At Jane Street, we often work with data that has a very low
signal-to-noise ratio, but fortunately we also have a lot of data.
Where practitioners in many fields might be accustomed to
having tens or hundreds of thousands of correctly labeled
examples, some of our problems are more like having a billion training
examples whose labels have only a slight tendency to be correct.
These large datasets present a number of interesting engineering
challenges. The one we address here: How do you shuffle a really
large dataset? (If you’re not familiar with why one might need this,
jump to the section Why shuffle below.)
For a dataset x0 , . . . , xn – 1 that fits in RAM, you can shuffle using something like
Fisher–Yates:
for i = 0, ..., n - 2 do
swap x[i] and x[j], where j is a random draw from {i, ..., n - 1}
But what if your dataset doesn’t fit in RAM?
I will present the algorithm I use for shuffling large datasets. It
isn’t novel, and one can find multiple
instances of
people
reinventing
it or something similar (and in essence it descends from
Rao). However, I don’t know
of anywhere that states the algorithm, shows why it’s correct, and
gets into the particular practical issues we address below. Also,
when I first encountered this problem and searched online for an
answer, I didn’t find any of the good examples above, just lots of bad
ideas, so hopefully this post will improve the odds for the next
person.
To be clear, this is not some minor performance hack. For large
datasets, it makes the difference between feasible and infeasible.
(See appendix for a more quantitative comparison.)
A 2-pass shuffle algorithm
Suppose we have data
x0 , . . . , xn – 1.
Choose an M sufficiently large that a set of n/M points can be shuffled
in RAM using something like Fisher–Yates, but small enough that you can have
M open files for writing (with decent buffering).
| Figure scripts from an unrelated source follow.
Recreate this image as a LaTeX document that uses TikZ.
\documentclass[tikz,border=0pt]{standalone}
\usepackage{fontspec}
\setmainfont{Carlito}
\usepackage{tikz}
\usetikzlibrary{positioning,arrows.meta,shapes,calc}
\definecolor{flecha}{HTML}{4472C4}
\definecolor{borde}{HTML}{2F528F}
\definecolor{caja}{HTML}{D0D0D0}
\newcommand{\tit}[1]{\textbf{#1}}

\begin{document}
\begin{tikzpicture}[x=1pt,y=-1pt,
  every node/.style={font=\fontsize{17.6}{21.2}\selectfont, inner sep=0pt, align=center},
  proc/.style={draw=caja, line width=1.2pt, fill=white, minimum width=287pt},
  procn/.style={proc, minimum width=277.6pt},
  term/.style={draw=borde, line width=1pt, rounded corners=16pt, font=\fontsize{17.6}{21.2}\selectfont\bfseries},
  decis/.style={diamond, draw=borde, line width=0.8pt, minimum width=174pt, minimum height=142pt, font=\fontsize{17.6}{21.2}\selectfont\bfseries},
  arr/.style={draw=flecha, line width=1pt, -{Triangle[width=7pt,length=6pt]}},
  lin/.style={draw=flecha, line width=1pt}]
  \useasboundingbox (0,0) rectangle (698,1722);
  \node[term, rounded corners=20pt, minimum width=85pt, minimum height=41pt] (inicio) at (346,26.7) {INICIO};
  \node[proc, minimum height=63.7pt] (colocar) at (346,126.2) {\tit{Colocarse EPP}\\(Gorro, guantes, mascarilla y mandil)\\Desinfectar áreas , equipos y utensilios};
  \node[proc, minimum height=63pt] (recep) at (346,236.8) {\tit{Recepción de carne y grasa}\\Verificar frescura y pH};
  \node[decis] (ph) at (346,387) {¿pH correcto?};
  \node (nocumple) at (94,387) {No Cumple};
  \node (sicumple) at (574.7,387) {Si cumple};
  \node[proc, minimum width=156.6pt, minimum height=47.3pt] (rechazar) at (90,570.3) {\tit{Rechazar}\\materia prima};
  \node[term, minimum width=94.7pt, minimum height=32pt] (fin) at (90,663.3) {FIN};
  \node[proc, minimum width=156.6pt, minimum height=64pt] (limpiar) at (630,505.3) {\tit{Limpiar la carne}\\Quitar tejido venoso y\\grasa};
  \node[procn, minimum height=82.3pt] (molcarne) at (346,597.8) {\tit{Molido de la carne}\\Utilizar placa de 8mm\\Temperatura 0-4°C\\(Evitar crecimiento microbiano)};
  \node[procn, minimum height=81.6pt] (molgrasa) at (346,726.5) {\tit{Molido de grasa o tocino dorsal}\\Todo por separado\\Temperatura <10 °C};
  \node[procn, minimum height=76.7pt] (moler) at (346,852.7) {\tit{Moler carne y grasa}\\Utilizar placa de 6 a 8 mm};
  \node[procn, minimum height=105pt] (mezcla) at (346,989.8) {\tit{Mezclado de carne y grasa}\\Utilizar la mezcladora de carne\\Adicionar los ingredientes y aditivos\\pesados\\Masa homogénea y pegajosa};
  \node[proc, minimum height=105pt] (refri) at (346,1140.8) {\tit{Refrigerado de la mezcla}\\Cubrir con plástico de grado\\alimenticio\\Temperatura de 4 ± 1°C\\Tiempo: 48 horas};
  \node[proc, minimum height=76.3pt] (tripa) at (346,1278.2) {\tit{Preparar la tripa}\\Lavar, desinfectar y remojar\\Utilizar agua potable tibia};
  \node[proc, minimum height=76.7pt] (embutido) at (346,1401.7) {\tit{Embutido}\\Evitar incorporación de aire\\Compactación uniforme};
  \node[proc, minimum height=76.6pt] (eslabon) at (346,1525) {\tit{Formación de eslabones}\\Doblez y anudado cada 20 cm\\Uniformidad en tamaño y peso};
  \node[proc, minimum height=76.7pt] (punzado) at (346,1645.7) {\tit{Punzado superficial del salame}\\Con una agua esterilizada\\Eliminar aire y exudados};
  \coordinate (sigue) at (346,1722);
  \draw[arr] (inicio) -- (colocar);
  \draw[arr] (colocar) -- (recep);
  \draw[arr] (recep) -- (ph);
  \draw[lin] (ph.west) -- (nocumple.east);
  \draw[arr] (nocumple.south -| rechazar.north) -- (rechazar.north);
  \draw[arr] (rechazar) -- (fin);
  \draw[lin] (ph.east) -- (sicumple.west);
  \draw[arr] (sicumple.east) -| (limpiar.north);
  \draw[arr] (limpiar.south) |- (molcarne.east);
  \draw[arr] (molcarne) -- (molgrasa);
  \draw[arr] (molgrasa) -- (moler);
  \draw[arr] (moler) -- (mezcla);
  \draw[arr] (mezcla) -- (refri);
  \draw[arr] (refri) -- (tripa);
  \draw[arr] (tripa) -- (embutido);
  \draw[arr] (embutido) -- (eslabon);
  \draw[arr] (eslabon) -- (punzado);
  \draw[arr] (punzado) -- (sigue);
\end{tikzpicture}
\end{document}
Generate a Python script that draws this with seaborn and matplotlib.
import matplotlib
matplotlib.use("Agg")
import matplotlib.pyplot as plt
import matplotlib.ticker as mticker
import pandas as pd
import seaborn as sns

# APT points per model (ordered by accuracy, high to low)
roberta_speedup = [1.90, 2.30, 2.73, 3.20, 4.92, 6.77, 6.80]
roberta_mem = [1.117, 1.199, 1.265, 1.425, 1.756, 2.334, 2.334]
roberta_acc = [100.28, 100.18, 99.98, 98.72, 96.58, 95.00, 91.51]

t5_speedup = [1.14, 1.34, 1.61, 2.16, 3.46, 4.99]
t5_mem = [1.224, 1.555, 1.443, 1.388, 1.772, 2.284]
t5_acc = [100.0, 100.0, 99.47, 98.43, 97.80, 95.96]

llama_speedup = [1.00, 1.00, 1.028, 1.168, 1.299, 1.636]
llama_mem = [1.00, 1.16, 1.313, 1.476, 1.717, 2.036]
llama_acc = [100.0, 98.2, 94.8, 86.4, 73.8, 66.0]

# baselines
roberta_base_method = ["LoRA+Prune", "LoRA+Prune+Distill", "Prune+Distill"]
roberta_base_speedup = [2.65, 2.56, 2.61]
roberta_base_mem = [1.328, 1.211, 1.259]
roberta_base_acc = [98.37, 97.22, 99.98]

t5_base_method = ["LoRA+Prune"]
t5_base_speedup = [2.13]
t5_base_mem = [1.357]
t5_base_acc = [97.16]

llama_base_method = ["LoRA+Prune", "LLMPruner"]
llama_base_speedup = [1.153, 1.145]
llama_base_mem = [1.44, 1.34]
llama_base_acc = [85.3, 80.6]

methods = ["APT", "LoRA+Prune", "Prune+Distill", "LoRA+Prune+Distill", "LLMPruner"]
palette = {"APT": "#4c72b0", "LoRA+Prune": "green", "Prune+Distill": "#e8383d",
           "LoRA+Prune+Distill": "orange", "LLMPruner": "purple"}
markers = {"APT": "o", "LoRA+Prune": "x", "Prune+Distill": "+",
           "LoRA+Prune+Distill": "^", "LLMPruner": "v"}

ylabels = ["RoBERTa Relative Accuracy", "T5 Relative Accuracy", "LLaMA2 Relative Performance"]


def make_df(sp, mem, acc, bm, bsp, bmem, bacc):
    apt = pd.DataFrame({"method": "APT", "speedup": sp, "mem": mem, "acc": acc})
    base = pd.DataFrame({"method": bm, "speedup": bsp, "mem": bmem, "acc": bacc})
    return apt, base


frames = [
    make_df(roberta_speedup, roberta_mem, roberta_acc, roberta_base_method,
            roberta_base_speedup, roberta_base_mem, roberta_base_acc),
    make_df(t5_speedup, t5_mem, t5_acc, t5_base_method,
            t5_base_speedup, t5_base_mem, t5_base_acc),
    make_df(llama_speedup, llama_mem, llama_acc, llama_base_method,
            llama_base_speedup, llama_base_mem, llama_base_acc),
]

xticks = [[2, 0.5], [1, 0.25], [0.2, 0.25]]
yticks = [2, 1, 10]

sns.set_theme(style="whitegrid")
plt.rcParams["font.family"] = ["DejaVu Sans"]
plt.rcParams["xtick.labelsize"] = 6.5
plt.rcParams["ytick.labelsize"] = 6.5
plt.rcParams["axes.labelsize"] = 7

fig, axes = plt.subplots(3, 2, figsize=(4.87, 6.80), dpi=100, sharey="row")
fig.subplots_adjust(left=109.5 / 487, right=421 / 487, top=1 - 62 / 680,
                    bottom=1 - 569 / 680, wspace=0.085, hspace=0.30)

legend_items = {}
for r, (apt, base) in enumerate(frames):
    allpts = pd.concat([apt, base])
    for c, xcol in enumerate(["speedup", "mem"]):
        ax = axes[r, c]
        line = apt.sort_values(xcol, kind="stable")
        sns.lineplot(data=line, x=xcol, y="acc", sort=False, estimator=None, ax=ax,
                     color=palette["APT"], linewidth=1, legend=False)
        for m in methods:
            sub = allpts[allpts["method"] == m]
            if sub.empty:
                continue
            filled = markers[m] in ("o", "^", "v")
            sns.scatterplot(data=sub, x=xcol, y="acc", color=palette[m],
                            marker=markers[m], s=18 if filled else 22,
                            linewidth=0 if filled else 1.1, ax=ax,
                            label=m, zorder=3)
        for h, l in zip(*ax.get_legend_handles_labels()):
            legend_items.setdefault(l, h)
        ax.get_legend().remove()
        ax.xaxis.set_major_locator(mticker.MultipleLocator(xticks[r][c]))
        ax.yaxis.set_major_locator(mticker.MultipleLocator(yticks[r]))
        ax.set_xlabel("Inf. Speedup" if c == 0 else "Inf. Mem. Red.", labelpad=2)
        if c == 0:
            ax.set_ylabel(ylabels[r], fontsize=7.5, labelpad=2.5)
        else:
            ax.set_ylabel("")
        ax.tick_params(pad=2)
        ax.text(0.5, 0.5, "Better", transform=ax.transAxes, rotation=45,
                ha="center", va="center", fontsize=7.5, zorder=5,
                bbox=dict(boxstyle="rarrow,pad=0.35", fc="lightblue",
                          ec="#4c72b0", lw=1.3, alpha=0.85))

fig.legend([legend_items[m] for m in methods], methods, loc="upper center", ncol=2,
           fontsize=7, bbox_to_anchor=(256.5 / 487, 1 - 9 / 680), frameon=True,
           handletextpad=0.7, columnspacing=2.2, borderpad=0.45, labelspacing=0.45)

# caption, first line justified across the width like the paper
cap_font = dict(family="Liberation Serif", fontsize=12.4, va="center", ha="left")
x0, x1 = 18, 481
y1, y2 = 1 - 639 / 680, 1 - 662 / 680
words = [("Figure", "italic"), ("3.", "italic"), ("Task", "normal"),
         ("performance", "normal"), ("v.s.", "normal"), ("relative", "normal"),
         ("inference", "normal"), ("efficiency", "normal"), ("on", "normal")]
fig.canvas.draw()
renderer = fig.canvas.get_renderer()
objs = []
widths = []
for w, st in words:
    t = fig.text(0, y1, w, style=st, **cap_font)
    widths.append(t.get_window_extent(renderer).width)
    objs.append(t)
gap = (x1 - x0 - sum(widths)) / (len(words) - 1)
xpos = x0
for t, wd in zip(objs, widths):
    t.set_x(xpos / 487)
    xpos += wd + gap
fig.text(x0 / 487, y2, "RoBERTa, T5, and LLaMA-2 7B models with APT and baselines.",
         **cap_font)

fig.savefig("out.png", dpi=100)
Create M “piles”
p0 , . . . , pM – 1
that we can write data to. The mental model of a “pile” here is that it’s a
file you can append to, but in practice
you might, say, have several piles exist as datasets in the same HDF5
file. The first pass of the algorithm is to split the data into these
M piles, and the second pass shuffles each pile and appends it to
the final result.
-- First pass
create empty piles p[0], ..., p[M - 1]
for i = 0, ..., n - 1 do
j := uniform random draw from {0, ..., M - 1}
append x[i] to pile p[j]
-- Second pass (perhaps done lazily)
for j = 0, ..., M - 1 do
shuffle p[j] in RAM with Fisher-Yates or whatever is convenient
append p[j] to output file
Example of a shuffle: We start with unshuffled data (top); the first
pass leaves M=6 piles (middle); the second pass yields shuffled data (bottom).
Assuming you have enough memory to satisfy the above constraint on
M and assuming that drawing a random number is O(1), this is a
linear time algorithm; the constant factor is dominated by having to
read and write each data point twice in external storage (but the
reading/writing can be done in blocks rather than one point at a time).
Since the reading and writing is stream-oriented, the algorithm still
works for data with variable record length.
To see that the 2-pass shuffle yields an unbiased random permutation,
consider another algorithm already known to be correct: draw
U0 , . . . , Un – 1 ~ Uniform(0,1), associate xi with Ui, and
sort by Ui; this yields an unbiased permutation. Our algorithm
above can be seen to be equivalent to this: for M=1000, the choice
of pile is like radix sorting on the first 3 digits of Ui, and then
shuffling within each pile is like sorting on the remaining digits.
Dealing with oversized piles
Even if the expected pile size would be
small enough to shuffle in RAM, there is some chance of getting an
oversized pile that is too large to shuffle in RAM. You can make
the probability of getting an oversized pile very small: if expected
pile size is s, the stdev is slightly under
√s, so you can just arrange for, say,
s +